Não disse, mas pensei, quantas histórias devem andar por ali mortas de desejo de renascer nas almas dos visitantes. Quantas, meu Deus! Não me importava nada de as ouvir, de as ver, de as imaginar e de as guardar.
Soube-me bem a cerveja. Soube-me bem respirar aquele ar. Soube-me bem sentir o calor das muralhas.
Hoje, li, ou melhor, reli as "Profecias do Bandarra". Adorei. Tenho de regressar a Trancoso o mais breve possível, mas com tempo. 
Ontem, comecei a ler o livro "O Padre Costa de Trancoso", padre a quem foi atribuído 299 filhos paridos de 53 mulheres. Hoje retomei a leitura. Gosto da narrativa, cuidada, rica e ilustrativa dos hábitos e costumes da história de Portugal desse período.

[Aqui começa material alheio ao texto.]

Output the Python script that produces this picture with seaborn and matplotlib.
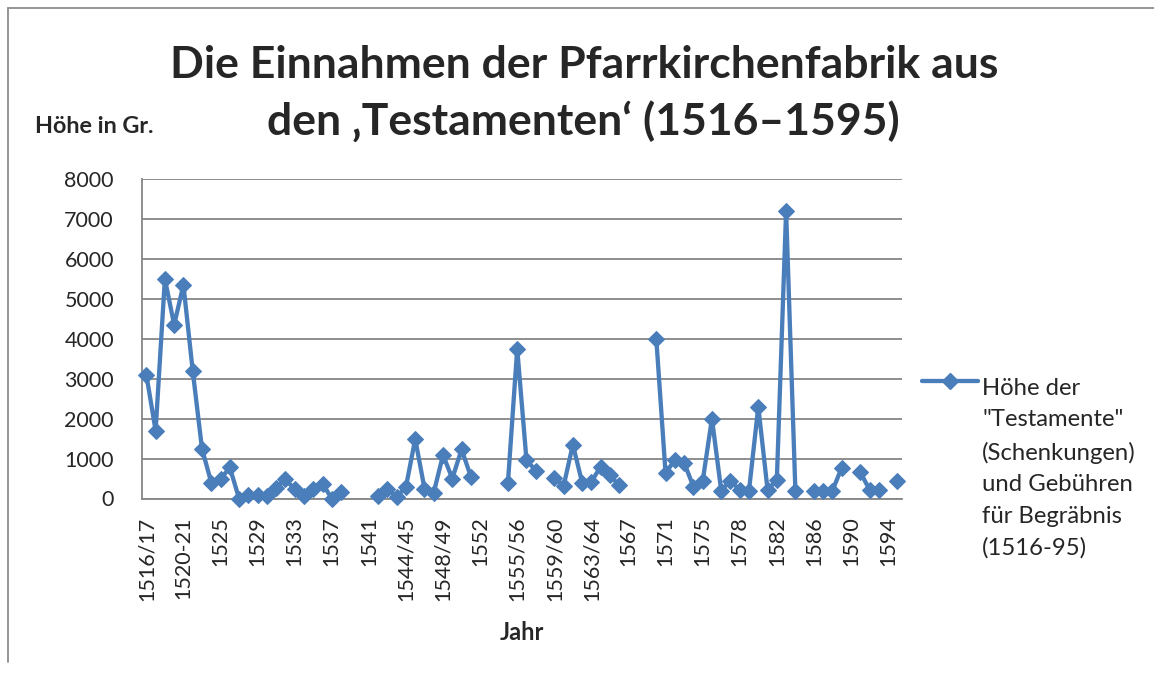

Uma das passagens diz respeito à conversa entre o padre Francisco da Costa e o seu amigo, o culto e respeitado judeu Mendo Pires, que, conhecedor das façanhas do clérigo, ia trocando impressões sobre o tema da dissolução dos costumes. Para o padre todas as mulheres serviam para satisfazer os seus instintos, justificando-se como lhe convinha. A páginas tantas, Mendo Pires afirmou que no que toca às solteiras o "meretrício parecia ser exclusivo dos padres". Surpreendido, o Costa pediu-lhe explicações. Foi então que o escrivão comentou uma passagem do Talmude. Uma descrição tão bela que não posso deixar de transcrever. "Cuida-te quando fazes chorar uma mulher, pois Deus conta as lágrimas dela. A mulher foi feita da costela do homem, não dos pés para ser pisada, nem da cabeça para ser superior, mas sim do lado para ser igual; foi feita da parte debaixo do braço para ser protegida e do lado do coração para ser amada". O padre Costa, insensível, "encolheu os ombros", mas eu não. Uma imagem destas, cheia de amor, rica de poesia e verdadeira fonte de pureza, não pode ficar escondida. Vou retê-la. 
Afinal, como costumo dizer, adoro tropeçar em coisas belas e depois saboreá-las com prazer. Tenho que as partilhar. Porquê? Porque sim, porque merecemos desfrutar o belo, que é um dos alimentos das almas famintas.